Honestly, I don’t know if I gained weight, because I sold my scale a year ago. I was very happy when someone bought it (felt like selling away the Jumanji game board). I was fed up of monitoring the pointer on the “right” line, to get a feeling of heavy failure (if the line was a little on the right), vague disappointment (if the pointer was on the usual line) or slight miscomprehension on what happened (if the line was a little on the left).
We’re enticed to benchmark body weight like financial results of a publicly traded company.
Quaterly financial reports have to be higher than last ones. Not matter the means, not matter how much the the afterwards ruins, how large the surrounding damage, shareholders have to be satisfied. Balance is never a desired state – it’s, in the most granted perspective, a concealed failure of performance.

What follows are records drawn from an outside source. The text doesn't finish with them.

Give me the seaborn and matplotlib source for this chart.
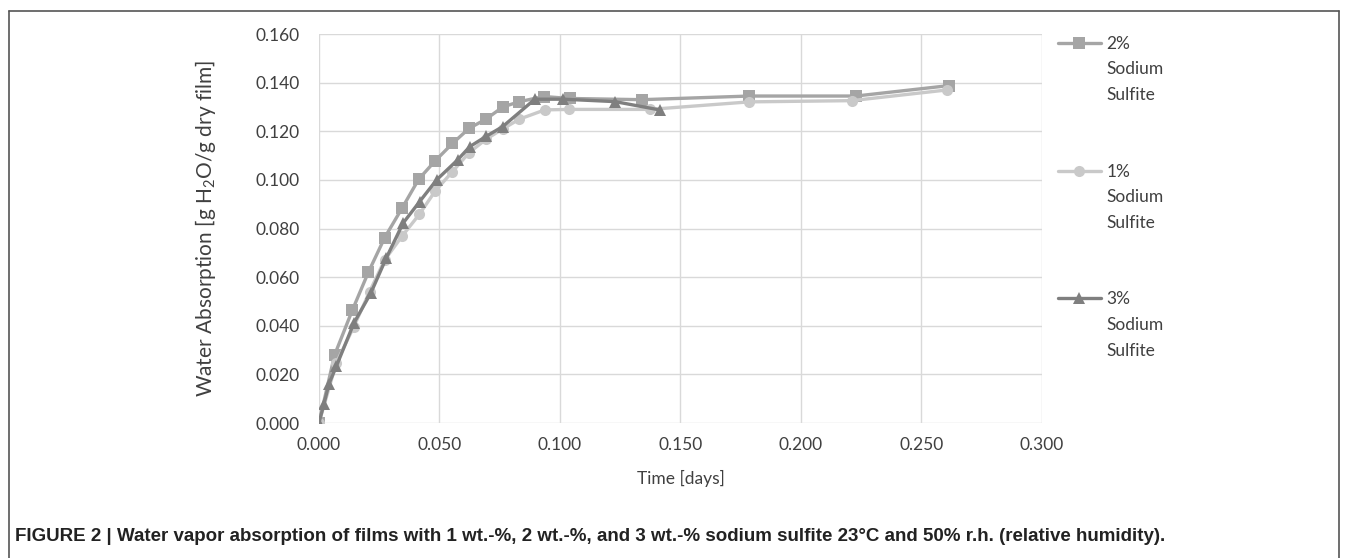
import pandas as pd
import matplotlib
matplotlib.use("Agg")
import matplotlib.pyplot as plt
import seaborn as sns
from matplotlib.lines import Line2D

# values (time in days, absorption in g H2O / g dry film)
t_2pct = [0.000, 0.0065, 0.0139, 0.0205, 0.0273, 0.0345, 0.0414, 0.0482, 0.0554,
          0.0623, 0.0693, 0.0763, 0.0832, 0.0933, 0.1040, 0.1340, 0.1786, 0.2228, 0.2615]
w_2pct = [0.000, 0.028, 0.0465, 0.062, 0.0763, 0.0884, 0.1003, 0.1078, 0.1150,
          0.1212, 0.1250, 0.1300, 0.1322, 0.1343, 0.1335, 0.1330, 0.1345, 0.1345, 0.1388]

t_1pct = [0.000, 0.0072, 0.0145, 0.0210, 0.0273, 0.0346, 0.0417, 0.0483, 0.0554,
          0.0623, 0.0693, 0.0763, 0.0832, 0.0937, 0.1039, 0.1373, 0.1786, 0.2210, 0.2606]
w_1pct = [0.000, 0.0247, 0.0397, 0.0540, 0.0671, 0.0770, 0.0859, 0.0955, 0.1034,
          0.1112, 0.1167, 0.1210, 0.1250, 0.1288, 0.1290, 0.1290, 0.1321, 0.1326, 0.1370]

t_3pct = [0.000, 0.0021, 0.0042, 0.0072, 0.0145, 0.0215, 0.0280, 0.0349, 0.0418,
          0.0488, 0.0575, 0.0626, 0.0695, 0.0762, 0.0896, 0.1014, 0.1229, 0.1413]
w_3pct = [0.000, 0.0079, 0.0162, 0.0233, 0.0411, 0.0534, 0.0680, 0.0822, 0.0911,
          0.1000, 0.1082, 0.1137, 0.1180, 0.1219, 0.1332, 0.1332, 0.1322, 0.1288]

series_names = ["2% Sodium Sulfite", "1% Sodium Sulfite", "3% Sodium Sulfite"]
x_ticks = [0.000, 0.050, 0.100, 0.150, 0.200, 0.250, 0.300]
y_ticks = [0.000, 0.020, 0.040, 0.060, 0.080, 0.100, 0.120, 0.140, 0.160]

df = pd.concat([
    pd.DataFrame({"t": t_2pct, "w": w_2pct, "series": series_names[0]}),
    pd.DataFrame({"t": t_1pct, "w": w_1pct, "series": series_names[1]}),
    pd.DataFrame({"t": t_3pct, "w": w_3pct, "series": series_names[2]}),
])

sns.set_theme(style="white")
plt.rcParams["font.family"] = ["Lato", "DejaVu Sans"]
plt.rcParams["mathtext.default"] = "regular"

palette = {series_names[0]: "#a5a5a5", series_names[1]: "#c9c9c9", series_names[2]: "#7f7f7f"}
markers = {series_names[0]: "s", series_names[1]: "o", series_names[2]: "^"}

fig = plt.figure(figsize=(13.48, 5.58), dpi=100)
ax = fig.add_axes([0.2366, 0.2419, 0.5364, 0.6971])

sns.lineplot(data=df, x="t", y="w", hue="series", style="series", palette=palette,
             markers=markers, dashes=False, sort=False, estimator=None,
             linewidth=2.4, markersize=8, markeredgewidth=0, ax=ax, legend=False)

ax.set_xlim(0, 0.3)
ax.set_ylim(0, 0.16)
ax.set_xticks(x_ticks)
ax.set_yticks(y_ticks)
ax.set_xticklabels([f"{v:.3f}" for v in x_ticks])
ax.set_yticklabels([f"{v:.3f}" for v in y_ticks])
ax.tick_params(axis="both", labelsize=12.5, colors="#404040", length=0)
ax.tick_params(axis="y", pad=14)
ax.tick_params(axis="x", pad=10)
ax.grid(True, color="#d9d9d9", linewidth=1)
for s in ax.spines.values():
    s.set_visible(False)
ax.set_xlabel("Time [days]", fontsize=12.5, color="#404040", labelpad=12)
ax.set_ylabel("Water Absorption [g H$_2$O/g dry film]", fontsize=15, color="#404040", labelpad=27)

# legend: handle on the first line, like the original (blank rows for the wrapped text)
blank = Line2D([], [], linestyle="none")
handles, labels = [], []
for name in series_names:
    pct, rest = name.split(" ", 1)
    h = Line2D([], [], color=palette[name], marker=markers[name], markersize=8,
               markeredgewidth=0, linewidth=2.4)
    handles += [h, blank, blank, blank, blank]
    labels += [pct, "Sodium", "Sulfite", "", ""]
handles, labels = handles[:-2], labels[:-2]
leg = ax.legend(handles, labels, loc="upper left", bbox_to_anchor=(1.012, 1.013),
                frameon=False, fontsize=12.5, handlelength=2.5, handletextpad=0.3,
                labelspacing=0.55, borderaxespad=0)
for txt in leg.get_texts():
    txt.set_color("#404040")

# page frame and caption
fig.add_artist(Line2D([0.007, 0.007], [0.0, 0.980], color="#555555", lw=1.2))
fig.add_artist(Line2D([0.007, 0.993], [0.980, 0.980], color="#555555", lw=1.2))
fig.add_artist(Line2D([0.993, 0.993], [0.0, 0.980], color="#555555", lw=1.2))

cap1 = fig.text(0.011, 0.03, "FIGURE 2 | ", fontsize=13.5, fontweight="bold", color="#222222",
                family=["Liberation Sans", "DejaVu Sans"])
ax.annotate("Water vapor absorption of films with 1 wt.-%, 2 wt.-%, and 3 wt.-% sodium sulfite "
            "23°C and 50% r.h. (relative humidity).",
            xy=(1, 0), xycoords=cap1, va="bottom", ha="left", fontsize=13.5, fontweight="bold",
            color="#222222", family=["Liberation Sans", "DejaVu Sans"], annotation_clip=False)

plt.savefig("out.png", dpi=100)
plt.close()
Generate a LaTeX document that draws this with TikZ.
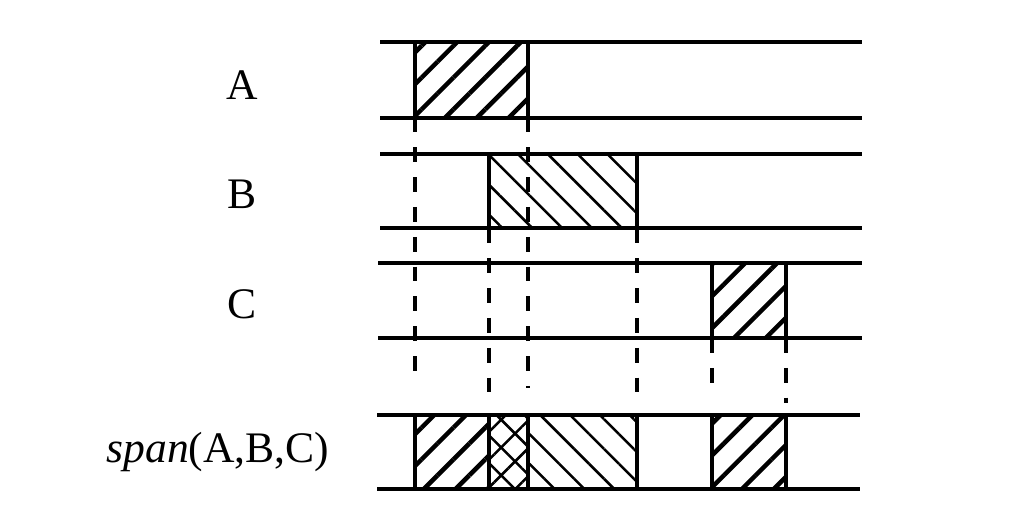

Losing weight is stamped as goodness. In the first months of important sickness, one’s always congratulated. The destructiveness of societal pressures for thinness applies not only to fat women. Fat women feel guilt being fat. Skinny women worry about becoming fat. It’s shouldn’t be thin women against fat women. Dieting is patriarchy against women.
March 2013 : an execrable workday. At 16h30, I enter a drugstore, buy a chips bag, regular-sized (aren’t single-sized packages a big “fuck you” to budget planning and landfill problems?). I opened it in the street, shove my hand inside, and crunch crunch, the frying and the delicious salt piquant made me smile. A fleeting and shallow pleasure, but to underscore my pleasure to be out of my unbearable cubicle, was there any need for more? An offending noise, a detonating gesture, a bothersome size –
and yet, no regard, no movement, nothing told me “You shouldn’t do it.”
A dramatic gesture. Not even FEMEN. Only eating chips in public. And I relished my liberty of doing so. The vulgar (!) pleasure to express: « I had a lousy day and you see me here and now , released, enjoying my evening without a boss. » A pleasant freedom, but that I knew unfair. I know very well that my thinness guaranteed my right, my charm giving me a pass to detonate. It may even have been encouraged: finally, a beautiful slim girl who doesn’t care about what she eats and who enjoys life! Machos could be happy: « So you see! Here’s one cute girl that doesn’t annoy the whole world with dietary restrictions! Do not piss me off saying that what I expect from a nice girl is impossible. » (A flawless face without long shopping at Sephora, long and beautiful hair without hair in the sink, a flexible and toned body resulting from extra sport sessions without any change to the household routine.)
Plunged in that new context of privilege, I get to understand the attitude of many men facing feminism. Why would they challenge what have been the normality for them? Why would they act to decrease the easiness they benefit in life?
I guess – if they would accept to see behind the scenes of their privilege. I’m not enjoying my privilege, because when people let me pass before them in a bus with a huge smile, I can’t think “How nice” but “My fat friend had a broken ankle recently and have been ignored when she asked for help to enter the bus.” When drivers stop over-gracefully to let me pass on my bike, I remember that fat girls get insulted at times when they use active means of transport.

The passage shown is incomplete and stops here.